[AIM OF THE TASK] Write out, word for word, the stretch of lines beginning at the one with "What React, TypeScript" and ending at the one with "const yTicks = [0, 10, 20, 30, 40, 50, 60];", omitting the images.

[STORED RECORDS]
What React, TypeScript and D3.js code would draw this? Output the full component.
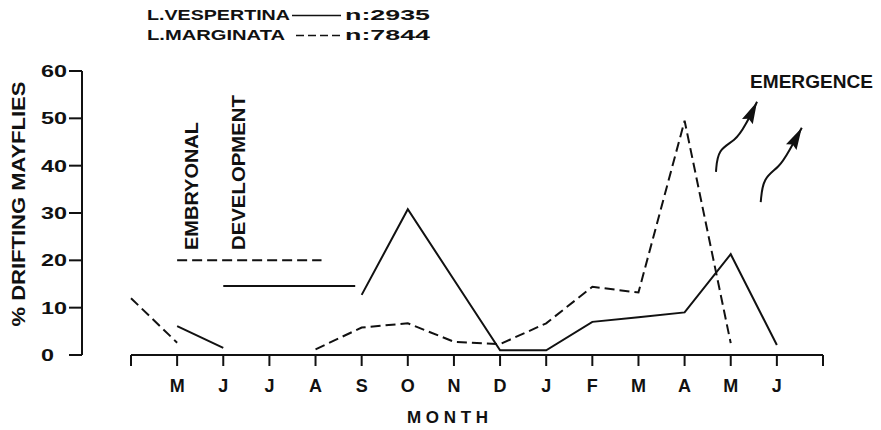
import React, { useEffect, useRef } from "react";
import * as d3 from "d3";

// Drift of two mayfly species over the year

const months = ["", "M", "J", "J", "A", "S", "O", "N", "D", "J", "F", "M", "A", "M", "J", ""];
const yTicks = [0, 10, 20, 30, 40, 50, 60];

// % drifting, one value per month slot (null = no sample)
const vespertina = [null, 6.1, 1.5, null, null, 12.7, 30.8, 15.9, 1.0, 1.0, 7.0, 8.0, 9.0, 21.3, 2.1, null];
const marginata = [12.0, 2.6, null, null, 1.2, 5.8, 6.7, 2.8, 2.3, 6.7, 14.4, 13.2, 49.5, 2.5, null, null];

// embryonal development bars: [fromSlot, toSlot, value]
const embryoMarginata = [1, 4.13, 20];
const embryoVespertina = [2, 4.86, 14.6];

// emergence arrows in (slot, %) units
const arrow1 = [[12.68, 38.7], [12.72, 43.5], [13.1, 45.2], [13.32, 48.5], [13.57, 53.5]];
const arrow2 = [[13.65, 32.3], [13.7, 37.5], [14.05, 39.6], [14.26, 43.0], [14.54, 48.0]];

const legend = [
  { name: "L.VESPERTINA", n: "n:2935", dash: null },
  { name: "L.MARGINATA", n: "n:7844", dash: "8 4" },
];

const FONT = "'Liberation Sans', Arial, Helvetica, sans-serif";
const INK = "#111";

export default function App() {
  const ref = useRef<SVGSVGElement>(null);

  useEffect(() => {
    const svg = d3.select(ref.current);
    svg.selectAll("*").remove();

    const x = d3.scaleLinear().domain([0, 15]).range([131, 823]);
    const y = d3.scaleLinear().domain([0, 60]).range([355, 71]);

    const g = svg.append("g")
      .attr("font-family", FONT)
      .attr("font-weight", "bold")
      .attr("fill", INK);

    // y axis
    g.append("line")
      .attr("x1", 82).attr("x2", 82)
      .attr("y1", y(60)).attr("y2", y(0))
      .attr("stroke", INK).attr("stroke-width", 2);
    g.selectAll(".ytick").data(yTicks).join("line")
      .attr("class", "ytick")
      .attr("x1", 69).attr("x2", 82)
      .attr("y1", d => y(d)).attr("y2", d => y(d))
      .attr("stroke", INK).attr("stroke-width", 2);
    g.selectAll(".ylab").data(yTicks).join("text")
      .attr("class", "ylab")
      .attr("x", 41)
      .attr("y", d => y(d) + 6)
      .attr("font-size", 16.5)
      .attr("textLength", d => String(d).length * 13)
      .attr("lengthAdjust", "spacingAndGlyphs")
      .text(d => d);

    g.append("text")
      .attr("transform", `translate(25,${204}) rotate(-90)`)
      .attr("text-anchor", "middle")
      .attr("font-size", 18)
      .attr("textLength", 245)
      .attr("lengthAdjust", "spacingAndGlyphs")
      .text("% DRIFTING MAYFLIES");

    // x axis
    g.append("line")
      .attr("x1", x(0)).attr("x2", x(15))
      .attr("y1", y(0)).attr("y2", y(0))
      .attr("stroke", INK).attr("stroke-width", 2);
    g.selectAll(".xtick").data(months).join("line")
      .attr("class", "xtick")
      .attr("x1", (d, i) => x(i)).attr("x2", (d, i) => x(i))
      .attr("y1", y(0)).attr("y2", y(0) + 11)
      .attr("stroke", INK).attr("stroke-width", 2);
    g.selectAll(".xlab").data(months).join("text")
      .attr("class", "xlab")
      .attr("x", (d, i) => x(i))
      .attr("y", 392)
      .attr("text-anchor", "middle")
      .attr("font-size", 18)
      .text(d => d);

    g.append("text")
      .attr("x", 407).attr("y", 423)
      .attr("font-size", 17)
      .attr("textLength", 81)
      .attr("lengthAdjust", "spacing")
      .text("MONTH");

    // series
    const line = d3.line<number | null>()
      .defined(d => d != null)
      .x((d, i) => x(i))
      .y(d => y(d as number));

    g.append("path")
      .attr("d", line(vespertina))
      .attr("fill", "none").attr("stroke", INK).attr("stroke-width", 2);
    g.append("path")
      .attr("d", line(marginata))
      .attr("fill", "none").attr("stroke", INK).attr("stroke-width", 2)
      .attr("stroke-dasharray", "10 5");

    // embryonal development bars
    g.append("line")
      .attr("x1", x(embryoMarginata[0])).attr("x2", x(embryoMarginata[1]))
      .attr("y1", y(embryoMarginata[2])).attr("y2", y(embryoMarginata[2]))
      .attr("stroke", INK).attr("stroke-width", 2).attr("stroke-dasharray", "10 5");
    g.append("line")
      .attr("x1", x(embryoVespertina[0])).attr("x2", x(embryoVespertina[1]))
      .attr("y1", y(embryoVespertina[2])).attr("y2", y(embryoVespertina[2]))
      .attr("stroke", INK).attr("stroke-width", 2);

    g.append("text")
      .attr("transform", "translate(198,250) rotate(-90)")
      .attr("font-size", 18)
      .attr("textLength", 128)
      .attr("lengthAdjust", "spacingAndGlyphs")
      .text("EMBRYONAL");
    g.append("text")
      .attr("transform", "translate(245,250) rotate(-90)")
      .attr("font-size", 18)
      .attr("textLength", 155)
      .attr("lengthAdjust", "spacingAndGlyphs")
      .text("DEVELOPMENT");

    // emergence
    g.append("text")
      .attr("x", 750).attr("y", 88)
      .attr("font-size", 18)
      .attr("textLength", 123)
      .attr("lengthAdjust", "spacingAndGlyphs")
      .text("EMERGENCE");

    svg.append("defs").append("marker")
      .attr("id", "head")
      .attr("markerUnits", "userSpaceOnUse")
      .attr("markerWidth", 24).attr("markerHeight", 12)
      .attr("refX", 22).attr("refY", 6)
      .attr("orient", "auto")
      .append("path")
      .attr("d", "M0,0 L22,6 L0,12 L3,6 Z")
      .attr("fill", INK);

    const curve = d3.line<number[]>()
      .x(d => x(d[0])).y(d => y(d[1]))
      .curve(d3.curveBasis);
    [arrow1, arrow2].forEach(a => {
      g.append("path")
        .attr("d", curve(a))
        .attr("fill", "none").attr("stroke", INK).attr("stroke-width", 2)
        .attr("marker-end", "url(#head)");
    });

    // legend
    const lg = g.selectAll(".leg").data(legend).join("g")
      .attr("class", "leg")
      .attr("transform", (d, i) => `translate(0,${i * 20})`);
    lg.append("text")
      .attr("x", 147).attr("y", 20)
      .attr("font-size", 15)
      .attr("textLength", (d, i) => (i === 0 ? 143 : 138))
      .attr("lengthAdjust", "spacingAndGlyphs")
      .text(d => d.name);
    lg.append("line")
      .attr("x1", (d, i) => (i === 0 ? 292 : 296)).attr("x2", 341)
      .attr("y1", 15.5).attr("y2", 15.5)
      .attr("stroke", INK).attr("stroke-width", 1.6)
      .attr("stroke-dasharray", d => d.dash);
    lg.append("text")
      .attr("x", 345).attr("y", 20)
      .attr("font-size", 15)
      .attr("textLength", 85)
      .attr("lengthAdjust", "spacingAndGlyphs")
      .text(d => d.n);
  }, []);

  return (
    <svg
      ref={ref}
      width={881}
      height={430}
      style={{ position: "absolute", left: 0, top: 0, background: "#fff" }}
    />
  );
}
* * *
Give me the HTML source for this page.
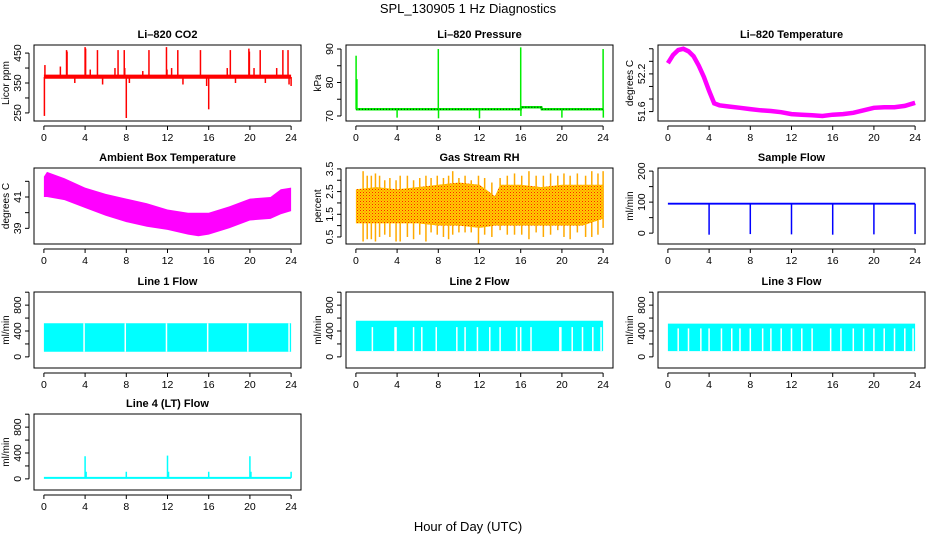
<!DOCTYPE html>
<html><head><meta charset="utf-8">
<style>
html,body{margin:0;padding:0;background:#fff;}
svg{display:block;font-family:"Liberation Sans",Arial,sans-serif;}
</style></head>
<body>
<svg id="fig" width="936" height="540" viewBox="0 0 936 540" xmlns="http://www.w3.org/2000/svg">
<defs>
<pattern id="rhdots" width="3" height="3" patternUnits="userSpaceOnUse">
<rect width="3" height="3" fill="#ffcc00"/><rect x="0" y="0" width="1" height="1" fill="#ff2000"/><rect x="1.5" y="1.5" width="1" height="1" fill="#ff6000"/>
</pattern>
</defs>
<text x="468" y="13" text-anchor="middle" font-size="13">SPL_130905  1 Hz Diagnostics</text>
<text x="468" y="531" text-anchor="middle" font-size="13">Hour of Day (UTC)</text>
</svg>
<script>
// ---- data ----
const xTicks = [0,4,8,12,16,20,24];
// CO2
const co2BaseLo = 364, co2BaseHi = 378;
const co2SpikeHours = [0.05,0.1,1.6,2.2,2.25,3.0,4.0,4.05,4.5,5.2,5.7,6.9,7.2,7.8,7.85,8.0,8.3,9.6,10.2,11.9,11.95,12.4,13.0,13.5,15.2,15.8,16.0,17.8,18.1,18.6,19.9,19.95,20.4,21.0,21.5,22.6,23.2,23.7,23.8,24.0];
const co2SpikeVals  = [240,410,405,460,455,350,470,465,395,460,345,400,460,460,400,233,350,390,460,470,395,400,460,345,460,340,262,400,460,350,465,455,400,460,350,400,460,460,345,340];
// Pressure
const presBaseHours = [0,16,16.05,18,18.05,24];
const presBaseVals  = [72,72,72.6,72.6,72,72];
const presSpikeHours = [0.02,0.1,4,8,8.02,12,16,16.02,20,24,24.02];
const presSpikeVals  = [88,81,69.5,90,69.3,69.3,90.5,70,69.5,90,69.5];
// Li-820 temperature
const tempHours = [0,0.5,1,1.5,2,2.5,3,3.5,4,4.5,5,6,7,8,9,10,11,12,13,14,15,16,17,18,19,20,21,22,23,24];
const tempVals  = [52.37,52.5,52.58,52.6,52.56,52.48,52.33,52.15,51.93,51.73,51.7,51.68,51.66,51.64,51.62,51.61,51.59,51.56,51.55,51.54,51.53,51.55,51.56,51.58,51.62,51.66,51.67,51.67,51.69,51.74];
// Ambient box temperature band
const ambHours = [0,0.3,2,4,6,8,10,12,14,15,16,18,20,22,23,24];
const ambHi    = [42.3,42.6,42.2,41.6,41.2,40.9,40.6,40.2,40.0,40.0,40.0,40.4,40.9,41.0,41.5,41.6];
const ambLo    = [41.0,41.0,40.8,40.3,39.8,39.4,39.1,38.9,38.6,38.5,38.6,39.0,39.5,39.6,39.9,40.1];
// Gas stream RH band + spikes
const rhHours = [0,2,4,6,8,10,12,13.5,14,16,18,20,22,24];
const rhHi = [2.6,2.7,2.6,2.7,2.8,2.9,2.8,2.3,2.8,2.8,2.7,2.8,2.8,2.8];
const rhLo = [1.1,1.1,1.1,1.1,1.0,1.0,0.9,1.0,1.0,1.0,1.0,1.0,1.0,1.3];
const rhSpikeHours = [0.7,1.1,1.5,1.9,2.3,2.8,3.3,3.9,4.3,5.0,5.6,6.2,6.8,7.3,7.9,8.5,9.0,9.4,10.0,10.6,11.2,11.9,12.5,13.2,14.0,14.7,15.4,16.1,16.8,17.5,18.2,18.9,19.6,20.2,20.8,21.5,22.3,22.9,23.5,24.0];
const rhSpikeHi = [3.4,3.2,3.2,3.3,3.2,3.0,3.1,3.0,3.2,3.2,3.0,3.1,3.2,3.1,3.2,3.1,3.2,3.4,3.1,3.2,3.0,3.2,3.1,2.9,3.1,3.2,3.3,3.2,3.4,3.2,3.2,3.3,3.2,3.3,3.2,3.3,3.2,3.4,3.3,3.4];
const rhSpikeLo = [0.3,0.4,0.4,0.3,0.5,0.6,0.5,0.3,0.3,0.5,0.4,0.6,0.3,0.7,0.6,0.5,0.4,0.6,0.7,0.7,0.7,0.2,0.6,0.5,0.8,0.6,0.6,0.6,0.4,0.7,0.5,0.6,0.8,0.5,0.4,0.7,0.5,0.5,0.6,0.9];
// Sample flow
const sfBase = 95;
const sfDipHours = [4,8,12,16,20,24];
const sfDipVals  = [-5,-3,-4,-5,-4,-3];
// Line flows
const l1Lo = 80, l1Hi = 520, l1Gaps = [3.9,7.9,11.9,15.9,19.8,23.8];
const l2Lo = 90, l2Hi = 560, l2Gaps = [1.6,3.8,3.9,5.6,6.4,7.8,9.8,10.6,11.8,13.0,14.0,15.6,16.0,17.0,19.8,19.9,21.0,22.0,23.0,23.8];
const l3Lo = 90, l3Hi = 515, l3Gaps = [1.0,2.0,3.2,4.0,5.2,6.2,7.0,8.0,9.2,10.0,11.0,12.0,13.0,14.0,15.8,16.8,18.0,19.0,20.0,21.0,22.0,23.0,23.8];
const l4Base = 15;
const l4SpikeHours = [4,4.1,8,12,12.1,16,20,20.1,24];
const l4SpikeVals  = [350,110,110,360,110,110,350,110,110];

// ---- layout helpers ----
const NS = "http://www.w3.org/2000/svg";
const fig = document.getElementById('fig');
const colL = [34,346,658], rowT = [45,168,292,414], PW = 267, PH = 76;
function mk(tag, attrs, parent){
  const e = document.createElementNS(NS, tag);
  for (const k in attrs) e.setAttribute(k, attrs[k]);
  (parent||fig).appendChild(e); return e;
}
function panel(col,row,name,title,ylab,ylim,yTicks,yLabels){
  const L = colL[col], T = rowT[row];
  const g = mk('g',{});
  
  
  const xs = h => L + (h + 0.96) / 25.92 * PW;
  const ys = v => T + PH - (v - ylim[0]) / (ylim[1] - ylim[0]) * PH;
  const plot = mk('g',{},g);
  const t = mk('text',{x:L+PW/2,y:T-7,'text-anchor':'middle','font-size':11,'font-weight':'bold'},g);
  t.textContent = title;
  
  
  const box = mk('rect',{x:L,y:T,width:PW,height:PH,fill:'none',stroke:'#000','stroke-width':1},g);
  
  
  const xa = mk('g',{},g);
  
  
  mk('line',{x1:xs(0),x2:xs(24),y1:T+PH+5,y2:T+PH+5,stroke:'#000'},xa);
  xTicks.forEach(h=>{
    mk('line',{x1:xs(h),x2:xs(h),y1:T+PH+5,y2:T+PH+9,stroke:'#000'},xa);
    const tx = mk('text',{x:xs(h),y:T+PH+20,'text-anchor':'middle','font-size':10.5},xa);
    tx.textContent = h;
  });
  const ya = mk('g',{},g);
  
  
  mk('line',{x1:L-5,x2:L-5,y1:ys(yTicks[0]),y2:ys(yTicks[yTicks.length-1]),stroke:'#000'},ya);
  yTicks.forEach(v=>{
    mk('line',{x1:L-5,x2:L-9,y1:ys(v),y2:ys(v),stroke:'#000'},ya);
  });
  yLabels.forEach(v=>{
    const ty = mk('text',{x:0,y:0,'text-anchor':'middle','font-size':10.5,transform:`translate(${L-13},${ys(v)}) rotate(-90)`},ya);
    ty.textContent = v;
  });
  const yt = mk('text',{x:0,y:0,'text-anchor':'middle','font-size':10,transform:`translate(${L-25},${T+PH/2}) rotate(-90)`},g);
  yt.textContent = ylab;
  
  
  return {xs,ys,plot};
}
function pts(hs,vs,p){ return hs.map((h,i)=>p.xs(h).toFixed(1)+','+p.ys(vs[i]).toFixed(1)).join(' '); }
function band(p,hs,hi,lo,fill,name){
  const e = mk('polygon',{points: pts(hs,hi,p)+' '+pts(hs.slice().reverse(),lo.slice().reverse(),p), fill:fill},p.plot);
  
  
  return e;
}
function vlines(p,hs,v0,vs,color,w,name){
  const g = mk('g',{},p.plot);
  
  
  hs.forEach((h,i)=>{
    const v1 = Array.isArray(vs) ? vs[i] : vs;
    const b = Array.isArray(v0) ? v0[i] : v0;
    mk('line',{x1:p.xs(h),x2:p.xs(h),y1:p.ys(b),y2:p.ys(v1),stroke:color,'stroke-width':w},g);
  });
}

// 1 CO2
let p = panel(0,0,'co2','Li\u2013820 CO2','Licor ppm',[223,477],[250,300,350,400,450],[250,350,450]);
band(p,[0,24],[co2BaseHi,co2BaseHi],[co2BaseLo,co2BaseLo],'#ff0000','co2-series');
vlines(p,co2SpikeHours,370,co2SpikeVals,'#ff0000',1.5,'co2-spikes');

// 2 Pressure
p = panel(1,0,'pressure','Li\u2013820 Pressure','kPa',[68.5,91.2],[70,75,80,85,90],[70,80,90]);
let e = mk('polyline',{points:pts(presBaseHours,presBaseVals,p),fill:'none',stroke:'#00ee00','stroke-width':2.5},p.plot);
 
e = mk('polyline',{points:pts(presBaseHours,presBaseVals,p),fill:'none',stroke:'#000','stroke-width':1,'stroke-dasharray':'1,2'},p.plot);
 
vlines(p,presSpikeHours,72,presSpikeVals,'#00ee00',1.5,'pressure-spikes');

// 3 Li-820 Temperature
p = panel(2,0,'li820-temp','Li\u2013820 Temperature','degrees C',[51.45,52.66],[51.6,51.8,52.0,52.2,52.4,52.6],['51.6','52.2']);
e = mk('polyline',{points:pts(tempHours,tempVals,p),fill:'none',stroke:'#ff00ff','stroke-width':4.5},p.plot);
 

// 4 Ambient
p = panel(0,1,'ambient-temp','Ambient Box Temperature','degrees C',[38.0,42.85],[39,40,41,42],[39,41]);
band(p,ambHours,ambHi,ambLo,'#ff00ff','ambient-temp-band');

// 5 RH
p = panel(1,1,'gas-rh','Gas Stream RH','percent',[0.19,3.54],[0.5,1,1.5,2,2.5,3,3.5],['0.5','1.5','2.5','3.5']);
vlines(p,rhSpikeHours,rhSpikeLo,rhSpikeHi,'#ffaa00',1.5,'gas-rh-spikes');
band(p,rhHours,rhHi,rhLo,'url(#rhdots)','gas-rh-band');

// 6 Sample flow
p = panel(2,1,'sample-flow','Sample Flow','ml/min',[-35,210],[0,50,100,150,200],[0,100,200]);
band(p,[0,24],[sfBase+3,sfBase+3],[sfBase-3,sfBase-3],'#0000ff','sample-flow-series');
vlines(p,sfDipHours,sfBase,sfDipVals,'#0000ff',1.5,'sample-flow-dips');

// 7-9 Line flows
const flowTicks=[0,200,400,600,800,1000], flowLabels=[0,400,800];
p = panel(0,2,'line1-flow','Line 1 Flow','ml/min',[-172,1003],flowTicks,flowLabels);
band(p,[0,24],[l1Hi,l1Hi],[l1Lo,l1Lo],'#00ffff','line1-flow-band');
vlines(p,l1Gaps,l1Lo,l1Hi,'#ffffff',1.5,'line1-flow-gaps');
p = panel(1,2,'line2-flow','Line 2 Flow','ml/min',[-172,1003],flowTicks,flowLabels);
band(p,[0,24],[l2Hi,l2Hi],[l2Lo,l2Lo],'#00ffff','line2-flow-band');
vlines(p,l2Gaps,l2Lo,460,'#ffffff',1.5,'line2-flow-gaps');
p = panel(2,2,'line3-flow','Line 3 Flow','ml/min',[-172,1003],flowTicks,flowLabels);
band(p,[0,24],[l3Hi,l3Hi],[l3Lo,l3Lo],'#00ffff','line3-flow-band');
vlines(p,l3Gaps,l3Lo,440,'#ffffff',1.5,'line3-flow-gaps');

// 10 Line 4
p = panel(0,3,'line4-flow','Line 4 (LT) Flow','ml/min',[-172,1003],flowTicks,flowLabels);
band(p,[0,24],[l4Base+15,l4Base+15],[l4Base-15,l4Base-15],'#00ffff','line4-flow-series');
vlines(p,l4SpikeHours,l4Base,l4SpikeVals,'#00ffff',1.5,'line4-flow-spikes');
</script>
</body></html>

[RESULT FOR THIS TASK]
What React, TypeScript and D3.js code would draw this? Output the full component.
import React, { useEffect, useRef } from "react";
import * as d3 from "d3";

// Drift of two mayfly species over the year

const months = ["", "M", "J", "J", "A", "S", "O", "N", "D", "J", "F", "M", "A", "M", "J", ""];
const yTicks = [0, 10, 20, 30, 40, 50, 60];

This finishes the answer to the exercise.